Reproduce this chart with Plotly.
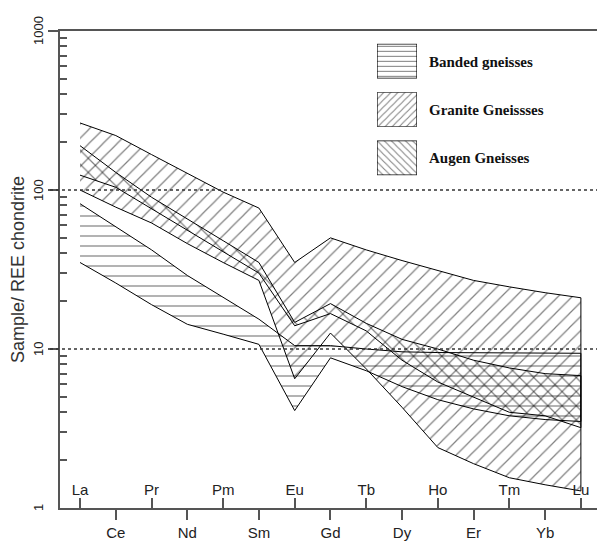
import math
import plotly.graph_objects as go

# REE order and chondrite-normalised envelopes for each gneiss group
elements = ["La", "Ce", "Pr", "Nd", "Pm", "Sm", "Eu", "Gd", "Tb", "Dy", "Ho", "Er", "Tm", "Yb", "Lu"]
pos = list(range(1, len(elements) + 1))

banded_upper = [82, 59, 42, 29, 21, 15.4, 10.5, 10.5, 10.0, 9.6, 9.5, 9.5, 9.5, 9.5, 9.4]
banded_lower = [35, 26, 19, 14.3, 12.4, 10.7, 4.1, 8.8, 7.3, 5.8, 4.8, 4.2, 3.8, 3.6, 3.5]

granite_upper = [264, 220, 167, 128, 97, 77, 35, 50, 42, 36, 31, 27, 24.6, 22.6, 21]
granite_lower = [100, 78, 62, 46, 35, 27, 6.5, 12.6, 7.5, 4.3, 2.4, 1.9, 1.55, 1.4, 1.28]

augen_upper = [190, 129, 90, 66, 48, 35, 14.7, 19.3, 14.5, 11.5, 10, 8.5, 7.6, 7.0, 6.8]
augen_lower = [124, 104, 77, 56, 41, 30, 14, 16.7, 13, 8.5, 6.2, 5.0, 4.0, 3.8, 3.2]

# y-axis decades
y_ticks = [1, 10, 100, 1000]

groups = [
    ("Banded gneisses", banded_upper, banded_lower, "-"),
    ("Granite Gneissses", granite_upper, granite_lower, "/"),
    ("Augen Gneisses", augen_upper, augen_lower, "\\"),
]

fig = go.Figure()

for name, up, lo, shape in groups:
    fig.add_trace(go.Scatter(
        x=pos + pos[::-1],
        y=up + lo[::-1],
        mode="lines",
        fill="toself",
        fillcolor="rgba(0,0,0,0)",
        fillpattern=dict(shape=shape, size=10, solidity=0.12, fgcolor="black"),
        line=dict(color="black", width=1),
        name=name,
        showlegend=False,
        hoverinfo="skip",
    ))

# legend swatches, each on its own tiny axes
W, H = 597, 541
ml, mr, mt, mb = 60, 0, 31, 27
pw, ph = W - ml - mr, H - mt - mb

def px_x(v):
    return (v - ml) / pw

def px_y(v):
    return (H - mb - v) / ph

swatch_tops = [44, 93, 142]
for i, ((name, _, _, shape), top) in enumerate(zip(groups, swatch_tops)):
    k = i + 3
    fig.add_trace(go.Scatter(
        x=[0, 1, 1, 0, 0], y=[0, 0, 1, 1, 0],
        mode="lines", fill="toself", fillcolor="rgba(0,0,0,0)",
        fillpattern=dict(shape=shape, size=5, solidity=0.2, fgcolor="black"),
        line=dict(color="black", width=1.2),
        xaxis=f"x{k}", yaxis=f"y{k}", showlegend=False, hoverinfo="skip",
    ))
    fig.update_layout({
        f"xaxis{k}": dict(domain=[px_x(377), px_x(417)], range=[0, 1], visible=False,
                          anchor=f"y{k}", fixedrange=True),
        f"yaxis{k}": dict(domain=[px_y(top + 35), px_y(top)], range=[0, 1], visible=False,
                          anchor=f"x{k}", fixedrange=True),
    })
    fig.add_annotation(
        x=px_x(427), y=px_y(top + 18), xref="paper", yref="paper",
        text=f"<b>{name}</b>", showarrow=False, xanchor="left", yanchor="middle",
        font=dict(family="Liberation Serif", size=15, color="#111"),
    )

axis_col = "#555"

# dotted reference lines at 10 and 100
for v in (10, 100):
    fig.add_shape(type="line", xref="paper", yref="y", x0=px_x(50), x1=1,
                  y0=v, y1=v, line=dict(color="#333", width=1.5, dash="dot"))

# rotated decade labels beside the y axis (annotation y is in log units on a log axis)
for v in y_ticks:
    fig.add_annotation(
        x=px_x(38), y=math.log10(v), xref="paper", yref="y", text=str(v), textangle=-90,
        showarrow=False, xanchor="center", yanchor="middle",
        font=dict(size=13, color="#222"),
    )

fig.update_layout(
    width=W, height=H,
    margin=dict(l=ml, r=mr, t=mt, b=mb),
    paper_bgcolor="white", plot_bgcolor="white",
    font=dict(family="Liberation Sans", color="#222"),
    xaxis=dict(
        range=[0.44, 15.45], showgrid=False, zeroline=False,
        showline=True, linecolor=axis_col, linewidth=2, mirror=True,
        tickmode="array", tickvals=pos[1::2], ticktext=elements[1::2],
        ticks="outside", ticklen=10, tickwidth=1.5, tickcolor=axis_col,
        tickfont=dict(size=15, color="#222"),
    ),
    xaxis2=dict(
        range=[0.44, 15.45], overlaying="x", anchor="y", side="bottom",
        showgrid=False, zeroline=False, showline=False,
        tickmode="array", tickvals=pos[0::2], ticktext=elements[0::2],
        ticks="inside", ticklen=10, tickwidth=1.5, tickcolor=axis_col,
        ticklabelposition="inside", tickfont=dict(size=15, color="#222"),
    ),
    yaxis=dict(
        type="log", range=[0, 3], showgrid=False, zeroline=False,
        showline=True, linecolor=axis_col, linewidth=2,
        tickmode="array", tickvals=y_ticks, showticklabels=False,
        ticks="outside", ticklen=10, tickwidth=1.5, tickcolor=axis_col,
        minor=dict(ticks="inside", ticklen=7, tickwidth=1.5, tickcolor=axis_col,
                   tickmode="array",
                   tickvals=[m * d for d in (1, 10, 100) for m in range(2, 10)]),
        title=dict(text="Sample/ REE chondrite", font=dict(size=18, color="#333"), standoff=19),
    ),
)

# an invisible trace to bring the overlay axis into the figure
fig.add_trace(go.Scatter(x=[pos[0]], y=[1], xaxis="x2", yaxis="y", mode="markers",
                         marker=dict(opacity=0), showlegend=False, hoverinfo="skip"))

fig.write_html("out.html")
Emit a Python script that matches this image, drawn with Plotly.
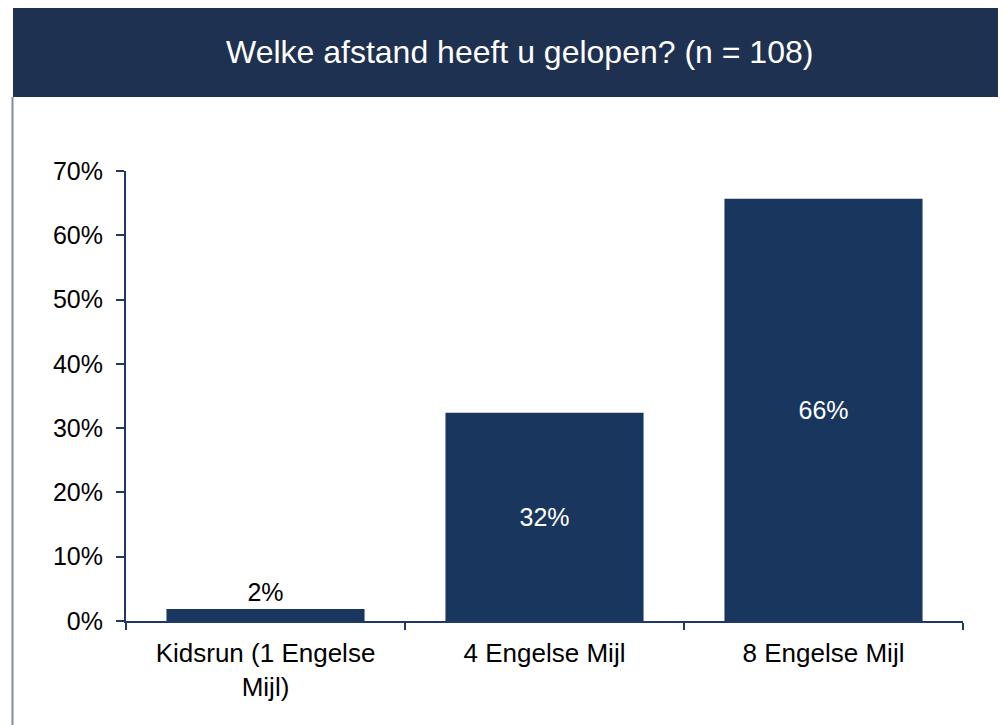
import plotly.graph_objects as go

categories = ["Kidsrun (1 Engelse<br>Mijl)", "4 Engelse Mijl", "8 Engelse Mijl"]
shares = [0.0185, 0.324, 0.657]
label_pos = ["outside", "inside", "inside"]
title_text = "Welke afstand heeft u gelopen? (n = 108)"

navy_bar = "#19375e"
navy_banner = "#1f3150"
axis_col = "#1f3864"
font_family = "Liberation Sans, Arial, sans-serif"

fig = go.Figure(
    go.Bar(
        x=categories,
        y=shares,
        marker=dict(color=navy_bar, line=dict(width=0)),
        texttemplate="%{y:.0%}",
        textposition=label_pos,
        insidetextanchor="middle",
        insidetextfont=dict(color="white", size=25, family=font_family),
        outsidetextfont=dict(color="black", size=25, family=font_family),
        cliponaxis=False,
    )
)

# the page adds an 8px body margin, so margins are offset by that
fig.update_layout(
    width=1006,
    height=725,
    margin=dict(l=118, r=51, t=163, b=112),
    paper_bgcolor="white",
    plot_bgcolor="white",
    bargap=0.29,
    showlegend=False,
    font=dict(family=font_family, size=25, color="black"),
)

fig.update_yaxes(
    range=[0, 0.7],
    dtick=0.1,
    tickformat=".0%",
    showgrid=False,
    zeroline=False,
    showline=True,
    linecolor=axis_col,
    linewidth=2,
    ticks="outside",
    ticklen=8,
    tickwidth=2,
    tickcolor=axis_col,
    ticklabelstandoff=8,
)
fig.update_xaxes(
    showgrid=False,
    showline=True,
    linecolor=axis_col,
    linewidth=2,
    ticks="outside",
    tickson="boundaries",
    ticklen=7,
    tickwidth=2,
    tickcolor=axis_col,
    tickfont=dict(size=26),
    ticklabelstandoff=8,
)

# title banner across the top
fig.add_shape(
    type="rect", xref="paper", yref="paper",
    x0=-0.135, x1=1.07, y0=1.1644, y1=1.38,
    fillcolor=navy_banner, line=dict(width=0), layer="below",
)
# thin frame line down the left side
fig.add_shape(
    type="line", xref="paper", yref="paper",
    x0=-0.1356, x1=-0.1356, y0=-0.26, y1=1.1644,
    line=dict(color="#7f8ea6", width=2),
)
fig.add_annotation(
    text=title_text, xref="paper", yref="paper",
    x=0.47, y=1.264, showarrow=False,
    xanchor="center", yanchor="middle",
    font=dict(color="white", size=32, family=font_family),
)

fig.write_html("out.html")
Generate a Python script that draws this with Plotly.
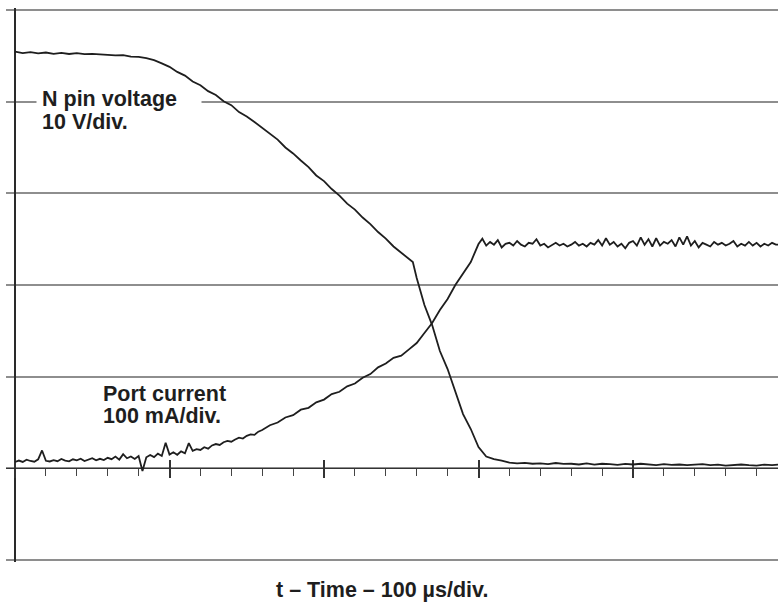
import plotly.graph_objects as go

# ---------------- data ----------------
# N pin voltage, volts (10 V/div), time in microseconds (100 us/div)
v_time = [0, 5, 10, 15, 20, 25, 30, 35, 40, 45, 50, 55, 60, 65, 70, 75, 80, 85,
          90, 95, 100, 105, 110, 115, 120, 125, 130, 135, 140, 145, 150, 155,
          160, 165, 170, 175, 180, 185, 190, 195, 200, 205, 210, 215, 220, 225,
          230, 235, 240, 245, 250, 255, 257.5, 260, 265, 270, 275, 280, 285, 290,
          295, 300, 305, 310, 315, 320, 325, 330, 335, 340, 345, 350, 355, 360,
          365, 370, 375, 380, 385, 390, 395, 400, 405, 410, 415, 420, 425, 430,
          435, 440, 445, 450, 455, 460, 465, 470, 475, 480, 485, 490, 494]
v_volts = [45.45, 45.30, 45.41, 45.26, 45.36, 45.22, 45.32, 45.20, 45.30, 45.18,
           45.21, 45.12, 45.10, 45.05, 45.08, 44.92, 44.89, 44.74, 44.52, 44.18,
           43.80, 43.25, 42.84, 42.20, 41.80, 41.15, 40.72, 40.05, 39.62, 38.86,
           38.38, 37.78, 37.16, 36.50, 35.86, 35.00, 34.35, 33.58, 32.86, 31.95,
           31.33, 30.47, 29.75, 28.88, 28.23, 27.36, 26.65, 25.78, 25.06, 24.20,
           23.52, 22.80, 22.50, 20.76, 17.81, 15.63, 12.80, 10.83, 8.32, 5.92,
           4.29, 2.32, 1.29, 1.01, 0.85, 0.62, 0.55, 0.60, 0.50, 0.55, 0.45,
           0.58, 0.48, 0.50, 0.42, 0.55, 0.40, 0.50, 0.45, 0.38, 0.48, 0.42,
           0.50, 0.40, 0.35, 0.45, 0.38, 0.42, 0.35, 0.40, 0.45, 0.35, 0.40,
           0.30, 0.38, 0.42, 0.35, 0.30, 0.40, 0.35, 0.40]

# Port current, milliamps (100 mA/div)
i_time = [0, 2.5, 5, 7.5, 10, 12.5, 15, 17.5, 20, 22.5, 25, 27.5, 30, 32.5, 35,
          37.5, 40, 42.5, 45, 47.5, 50, 52.5, 55, 57.5, 60, 62.5, 65, 67.5, 70,
          72.5, 75, 77.5, 80, 82.5, 85, 87.5, 90, 92.5, 95, 97.5, 100, 102.5,
          105, 107.5, 110, 112.5, 115, 117.5, 120, 122.5, 125, 127.5, 130, 132.5,
          135, 137.5, 140, 142.5, 145, 147.5, 150, 152.5, 155, 157.5,
          160, 165, 170, 175, 180, 185, 190, 195, 200, 205, 210, 215, 220, 225,
          230, 235, 240, 245, 250, 255, 260, 265, 270, 275, 280, 285, 290, 295,
          300, 302.5,
          305, 307.5, 310, 312.5, 315, 317.5, 320, 322.5, 325, 327.5, 330, 332.5,
          335, 337.5, 340, 342.5, 345, 347.5, 350, 352.5, 355, 357.5, 360, 362.5,
          365, 367.5, 370, 372.5, 375, 377.5, 380, 382.5, 385, 387.5, 390, 392.5,
          395, 397.5, 400, 402.5, 405, 407.5, 410, 412.5, 415, 417.5, 420, 422.5,
          425, 427.5, 430, 432.5, 435, 437.5, 440, 442.5, 445, 447.5, 450, 452.5,
          455, 457.5, 460, 462.5, 465, 467.5, 470, 472.5, 475, 477.5, 480, 482.5,
          485, 487.5, 490, 492.5, 494]
i_ma = [6.9, 8.5, 7.0, 9.5, 8.0, 7.2, 9.8, 19.5, 8.2, 7.5, 9.0, 7.8, 10.2, 8.4,
        7.6, 9.9, 8.8, 10.5, 8.0, 9.6, 11.0, 8.7, 10.4, 9.1, 11.5, 10.0, 12.8,
        9.5, 15.5, 11.0, 13.0, 10.2, 13.5, -3.0, 12.0, 14.5, 12.2, 16.0, 13.5,
        28.0, 15.0, 17.5, 14.8, 18.5, 16.5, 27.5, 19.0, 21.0, 20.0, 23.0, 21.5,
        25.0, 26.5, 25.5, 28.5, 30.0, 29.0, 31.5, 33.5, 32.5, 35.5, 37.0, 36.5,
        40.0,
        41.8, 47.0, 50.0, 55.5, 58.0, 64.0, 66.0, 72.0, 75.0, 81.0, 83.5, 89.5,
        92.5, 98.8, 102.8, 110.2, 114.3, 120.6, 123.0, 129.8, 136.7, 147.6,
        158.5, 172.7, 184.7, 200.0, 213.1, 225.1, 244.7, 250.5,
        243, 247, 244, 249, 241, 245, 246, 243, 248, 244, 242, 246, 245, 250,
        243, 245, 241, 244, 246, 243, 245, 242, 244, 247, 243, 245, 242, 246,
        244, 249, 243, 251, 244, 247, 242, 245, 240, 246, 248, 243, 252, 244,
        250, 242, 251, 243, 247, 245, 249, 242, 252, 244, 253, 243, 248, 241,
        246, 244, 242, 247, 244, 246, 243, 245, 248, 242, 245, 243, 247, 243,
        246, 242, 245, 243, 246, 244, 244]

x_title = "t – Time – 100 µs/div."
v_label = ["N pin voltage", "10 V/div."]
i_label = ["Port current", "100 mA/div."]

# ---------------- layout geometry ----------------
W, H = 778, 603
PAD = 2                    # extra px so edge grid lines are drawn
ML, MR, MT, MB = 6, 0, 10 - PAD, 43 - PAD
PX_PER_US = 1.545          # 154.5 px per 100 us division
PX_PER_DIV_Y = 550 / 6     # vertical division height
AXIS_X_PX = 15             # pixel column of t = 0
plot_w = W - ML - MR
plot_h = H - MT - MB
x_lo = (ML - AXIS_X_PX) / PX_PER_US
x_hi = (W - MR - AXIS_X_PX) / PX_PER_US
v_pad = PAD * 10 / PX_PER_DIV_Y
i_pad = PAD * 100 / PX_PER_DIV_Y


def px_x(px):
    return (px - ML) / plot_w


def px_y(py):
    return (H - MB - py) / plot_h


FONT = "Liberation Sans, Arial, Helvetica, sans-serif"
INK = "#1e1e1e"
GRID = "#8e8e8e"

fig = go.Figure()
fig.add_trace(go.Scatter(x=v_time, y=v_volts, mode="lines",
                         line=dict(color=INK, width=1.8), yaxis="y",
                         xaxis="x", showlegend=False, hoverinfo="skip"))
fig.add_trace(go.Scatter(x=i_time, y=i_ma, mode="lines",
                         line=dict(color=INK, width=1.8), yaxis="y2",
                         xaxis="x", showlegend=False, hoverinfo="skip"))
# invisible trace to activate xaxis2 (major tick marks pointing up)
fig.add_trace(go.Scatter(x=[x_lo], y=[0], xaxis="x2", yaxis="y",
                         mode="markers", marker=dict(opacity=0),
                         showlegend=False, hoverinfo="skip"))

fig.update_layout(
    width=W, height=H,
    margin=dict(l=ML, r=MR, t=MT, b=MB, pad=0),
    paper_bgcolor="white", plot_bgcolor="white",
    showlegend=False,
    xaxis=dict(range=[x_lo, x_hi], anchor="free", position=px_y(468.3),
               showgrid=False, zeroline=False, showline=True,
               linecolor="#333333", linewidth=1.2,
               ticks="outside", ticklen=9, tickwidth=1.5, tickcolor="#333333",
               tick0=0, dtick=100, showticklabels=False,
               minor=dict(ticks="outside", ticklen=7, tickwidth=1,
                          tickcolor="#444444", tick0=0, dtick=20,
                          showgrid=False),
               layer="below traces", fixedrange=True),
    xaxis2=dict(range=[x_lo, x_hi], overlaying="x", anchor="free",
                position=px_y(468.3), showgrid=False, zeroline=False,
                showline=False, ticks="inside", ticklen=8, tickwidth=1.5,
                tickcolor="#333333", tick0=0, dtick=100,
                showticklabels=False, layer="below traces"),
    yaxis=dict(range=[-10 - v_pad, 50 + v_pad], domain=[0, 1], anchor="free",
               position=px_x(AXIS_X_PX), showline=True,
               linecolor="#2a2a2a", linewidth=1.5,
               showgrid=True, gridcolor=GRID, gridwidth=1.6,
               tick0=0, dtick=10, ticks="", showticklabels=False,
               zeroline=False, layer="below traces", fixedrange=True),
    yaxis2=dict(range=[-100 - i_pad, 500 + i_pad], overlaying="y",
                visible=False, showgrid=False, zeroline=False),
)

afont = dict(family=FONT, size=21.5, color=INK, weight="bold")

# white gap in the grid line behind the voltage label
fig.add_annotation(text=" ", xref="paper", yref="paper",
                   x=px_x(36), y=px_y(101.7), xanchor="left",
                   yanchor="middle", showarrow=False, bgcolor="white",
                   borderpad=0, width=164, height=6,
                   font=dict(size=4))
fig.add_annotation(text=v_label[0], xref="paper", yref="paper",
                   x=px_x(39.5), y=px_y(98.7), xanchor="left",
                   yanchor="middle", showarrow=False, font=afont,
                   borderpad=1, align="left")
fig.add_annotation(text=v_label[1], xref="paper", yref="paper",
                   x=px_x(39.5), y=px_y(122), xanchor="left",
                   yanchor="middle", showarrow=False, font=afont,
                   borderpad=1, align="left")
fig.add_annotation(text=i_label[0], xref="paper", yref="paper",
                   x=px_x(100.5), y=px_y(394.4), xanchor="left",
                   yanchor="middle", showarrow=False, font=afont,
                   borderpad=1, align="left")
fig.add_annotation(text=i_label[1], xref="paper", yref="paper",
                   x=px_x(100.5), y=px_y(416), xanchor="left",
                   yanchor="middle", showarrow=False, font=afont,
                   borderpad=1, align="left")
fig.add_annotation(text=x_title, xref="paper", yref="paper",
                   x=px_x(382), y=px_y(590.3), xanchor="center",
                   yanchor="middle", showarrow=False, font=afont,
                   borderpad=0)

fig.write_html("out.html")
■ ■ ■ ■
● Given exercise:
Write down every line from the opening of the listing to the line with "pw, ph = W - ml - mr, H - mt - mb", both included, and nothing else; the pictures are omitted.

● Response to this task:
Reproduce this chart with Plotly.
import math
import plotly.graph_objects as go

# REE order and chondrite-normalised envelopes for each gneiss group
elements = ["La", "Ce", "Pr", "Nd", "Pm", "Sm", "Eu", "Gd", "Tb", "Dy", "Ho", "Er", "Tm", "Yb", "Lu"]
pos = list(range(1, len(elements) + 1))

banded_upper = [82, 59, 42, 29, 21, 15.4, 10.5, 10.5, 10.0, 9.6, 9.5, 9.5, 9.5, 9.5, 9.4]
banded_lower = [35, 26, 19, 14.3, 12.4, 10.7, 4.1, 8.8, 7.3, 5.8, 4.8, 4.2, 3.8, 3.6, 3.5]

granite_upper = [264, 220, 167, 128, 97, 77, 35, 50, 42, 36, 31, 27, 24.6, 22.6, 21]
granite_lower = [100, 78, 62, 46, 35, 27, 6.5, 12.6, 7.5, 4.3, 2.4, 1.9, 1.55, 1.4, 1.28]

augen_upper = [190, 129, 90, 66, 48, 35, 14.7, 19.3, 14.5, 11.5, 10, 8.5, 7.6, 7.0, 6.8]
augen_lower = [124, 104, 77, 56, 41, 30, 14, 16.7, 13, 8.5, 6.2, 5.0, 4.0, 3.8, 3.2]

# y-axis decades
y_ticks = [1, 10, 100, 1000]

groups = [
    ("Banded gneisses", banded_upper, banded_lower, "-"),
    ("Granite Gneissses", granite_upper, granite_lower, "/"),
    ("Augen Gneisses", augen_upper, augen_lower, "\\"),
]

fig = go.Figure()

for name, up, lo, shape in groups:
    fig.add_trace(go.Scatter(
        x=pos + pos[::-1],
        y=up + lo[::-1],
        mode="lines",
        fill="toself",
        fillcolor="rgba(0,0,0,0)",
        fillpattern=dict(shape=shape, size=10, solidity=0.12, fgcolor="black"),
        line=dict(color="black", width=1),
        name=name,
        showlegend=False,
        hoverinfo="skip",
    ))

# legend swatches, each on its own tiny axes
W, H = 597, 541
ml, mr, mt, mb = 60, 0, 31, 27
pw, ph = W - ml - mr, H - mt - mb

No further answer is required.